E’ certamente necessario che almeno una operazione (passiva ed attiva) sia stata effettuata poichè, altrimenti, non sorge neppure la possibilità di una comparazione tra le diverse aliquote e, dunque, non può attivarsi il meccanismo consentito dal D.P.R. n. 633 del 1972, art. 30, comma 1, lett. a, (v. in tal senso Cass. n. 15224 del 06/08/2004; Cass. n. 27046 del 07/12/2005), ma tale situazione non è in alcun modo assimilabile a quella qui in giudizio, per la quale l’aliquota mediamente applicata coincide a quella delle singole fatture rispettivamente poste in essere per l’acquisto e per il compromesso di vendita.

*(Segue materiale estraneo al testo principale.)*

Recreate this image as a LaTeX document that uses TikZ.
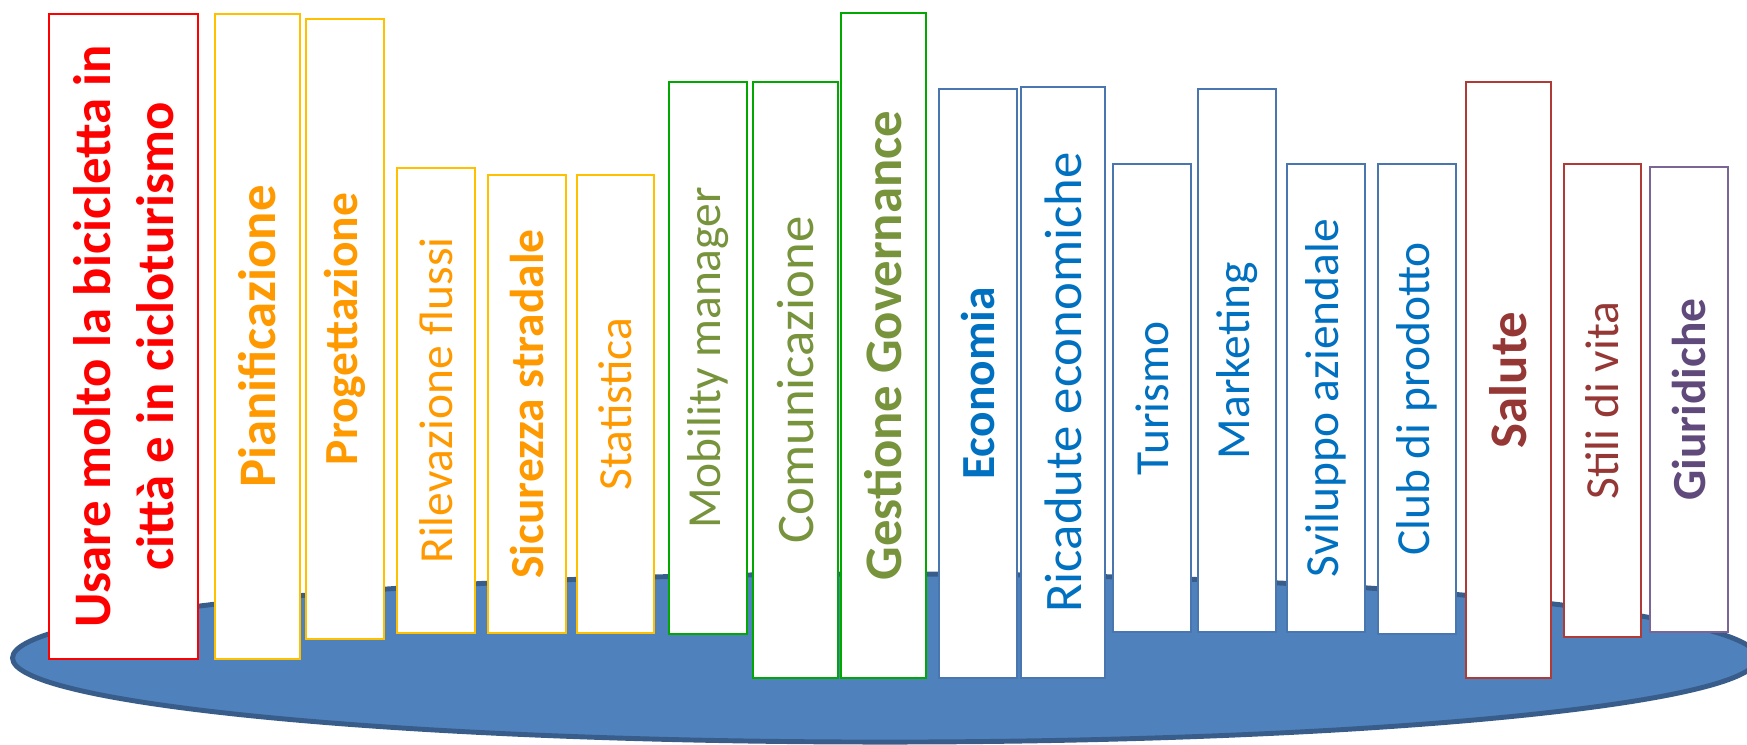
\documentclass[tikz,border=0pt]{standalone}
\usepackage{fontspec}
\setmainfont{Carlito}
\usepackage{tikz}

\definecolor{rosso}{HTML}{FF0000}
\definecolor{arancio}{HTML}{FF9900}
\definecolor{oro}{HTML}{FFC000}
\definecolor{oliva}{HTML}{77933C}
\definecolor{verde}{HTML}{00A800}
\definecolor{blu}{HTML}{0070C0}
\definecolor{blubordo}{HTML}{4A76B0}
\definecolor{bordeaux}{HTML}{953735}
\definecolor{bordeauxbordo}{HTML}{B03A36}
\definecolor{viola}{HTML}{604A7B}
\definecolor{violabordo}{HTML}{7B6496}
\definecolor{piatto}{HTML}{4F81BD}
\definecolor{piattobordo}{HTML}{385D8A}

\begin{document}
\begin{tikzpicture}[x=0.01cm,y=-0.01cm,
  book/.style 2 args={draw,fill=white,rotate=90,inner sep=0pt,outer sep=0pt,
    line width=0.7pt,align=center,minimum width=#1,minimum height=#2},
  big/.style={font=\fontsize{15}{18}\selectfont},
  bigb/.style={font=\bfseries\fontsize{15}{18}\selectfont},
  small/.style={font=\fontsize{13.5}{16}\selectfont},
  smallb/.style={font=\bfseries\fontsize{13.5}{16}\selectfont}]
  \useasboundingbox (0,0) rectangle (1747,744);

  % piatto
  \draw[fill=piatto,draw=piattobordo,line width=1.4pt] (885,658) ellipse [x radius=8.72cm,y radius=0.84cm];

  % pianificazione
  \node[book={6.45cm}{1.49cm},draw=rosso,text=rosso,bigb] (1) at (123.5,336.5)
    {Usare molto la bicicletta in\\città e in cicloturismo};
  \node[book={6.45cm}{0.85cm},draw=oro,text=arancio,bigb] (2) at (257.5,336.5) {Pianificazione};
  \node[book={6.20cm}{0.78cm},draw=oro,text=arancio,smallb] (3) at (345,329) {Progettazione};
  \node[book={4.65cm}{0.78cm},draw=oro,text=arancio,small] (4) at (436,400.5) {Rilevazione flussi};
  \node[book={4.58cm}{0.78cm},draw=oro,text=arancio,smallb] (5) at (527,404) {Sicurezza stradale};
  \node[book={4.58cm}{0.77cm},draw=oro,text=arancio,small] (6) at (615.5,404) {Statistica};

  % gestione
  \node[book={5.52cm}{0.78cm},draw=verde,text=oliva,small] (7) at (708,358) {Mobility manager};
  \node[book={5.96cm}{0.85cm},draw=verde,text=oliva,big] (8) at (795.5,380) {Comunicazione};
  \node[book={6.65cm}{0.85cm},draw=verde,text=oliva,bigb] (9) at (883.5,345.5) {Gestione Governance};

  % economia
  \node[book={5.89cm}{0.78cm},draw=blubordo,text=blu,smallb] (10) at (978,383.5) {Economia};
  \node[book={5.91cm}{0.84cm},draw=blubordo,text=blu,big] (11) at (1063,382.5) {Ricadute economiche};
  \node[book={4.68cm}{0.78cm},draw=blubordo,text=blu,small] (12) at (1152,398) {Turismo};
  \node[book={5.43cm}{0.78cm},draw=blubordo,text=blu,small] (13) at (1237,360.5) {Marketing};
  \node[book={4.68cm}{0.78cm},draw=blubordo,text=blu,small] (14) at (1326,398) {Sviluppo aziendale};
  \node[book={4.70cm}{0.78cm},draw=blubordo,text=blu,small] (15) at (1417,399) {Club di prodotto};

  % salute
  \node[book={5.96cm}{0.85cm},draw=bordeauxbordo,text=bordeaux,bigb] (16) at (1508.5,380) {Salute};
  \node[book={4.73cm}{0.77cm},draw=bordeauxbordo,text=bordeaux,small] (17) at (1602.5,400.5) {Stili di vita};
  \node[book={4.65cm}{0.78cm},draw=violabordo,text=viola,smallb] (18) at (1689,399.5) {Giuridiche};
\end{tikzpicture}
\end{document}
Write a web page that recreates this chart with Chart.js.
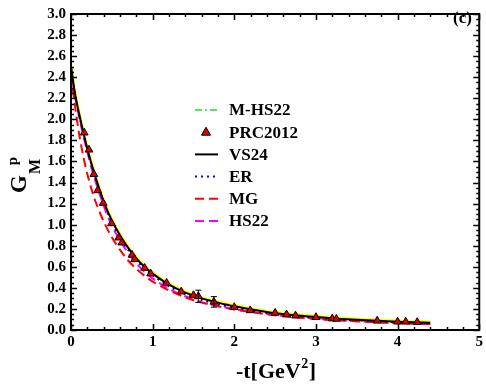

Altra e diversa questione è se l’esistenza di una sola operazione possa ritenersi sufficiente ai fini dell’effettività dell’attività commerciale dell’impresa, sì da far escludere lo stesso diritto alla detrazione dell’imposta.

Tale profilo, peraltro, è estraneo al thema decidendum poichè, come rilevato, l’effettività dell’impresa è stata positivamente accertata dalla CTR e in alcun modo censurata dall’Ufficio.

3.3. Va poi affermata l’idoneità e la rilevanza del preliminare di vendita immobiliare.

Nel regime ordinario dell’Iva, l’emissione della fattura (come per il pagamento di un acconto) rende “esigibile” l’imposta in quanto di quest’ultima sussista il presupposto della cessione imponibile, che può essere costituito ex D.P.R. n. 633 del 1972, art. 6, comma 4, – come da tempo affermato da questa Corte – anche da un negozio soltanto obbligatorio e, in ispecie, da un preliminare di vendita immobiliare (v. Cass. n. 371 del 17/01/1998; Cass. n. 13989 del 12/11/2001; Cass. n. 7348 del 13/05/2003; Cass. n. 12192 del 15/05/2008; Cass. n. 21110 del 13/10/2011).

E’ poi priva di rilievo l’asserita successiva mancata stipula del definitivo (peraltro in carenza di autosufficienza, nulla risultando dalla sentenza o da altri atti), restando comunque ignota la sorte del preliminare (se ne sia stato contestato l’inadempimento, con incameramento dell’acconto, o sia stato risolto; se sia stato oggetto di cessione;…).

3.4. Sono inammissibili, infine, le censure relative al contenuto del contratto preliminare e alla mancata registrazione dello stesso, sia perchè dedotte in totale carenza di autosufficienza, sia perchè dirette, in tutta evidenza, ad ottenere (anche in termini suggestivi ipotizzando quasi il carattere elusivo della fattura per l’acconto del preliminare, invece, radicalmente escluso dal giudice d’appello) un riesame nel merito della valutazione operata dalla CTR.

E’ parimenti inammissibile la doglianza in ordine all’asserita indebita applicazione dell’aliquota agevolata del 4%, carente per autosufficienza, neppure cogliendo la ratio della decisione, che ne ha ritenuto l’irrilevanza (“non sarebbe mutato ove si fosse applicata l’aliquota ordinaria del 10%”).

4. Il ricorso va pertanto rigettato con aggravio di spese, liquidate come in dispositivo.

P.Q.M.

La Corte rigetta il ricorso. Condanna l’Agenzia delle entrate al pagamento delle spese a favore della contribuente, che liquida in complessivi Euro 10.000,00, oltre 15% per spese generali ed accessori di legge.

Così deciso in Roma, il 11 settembre 2018.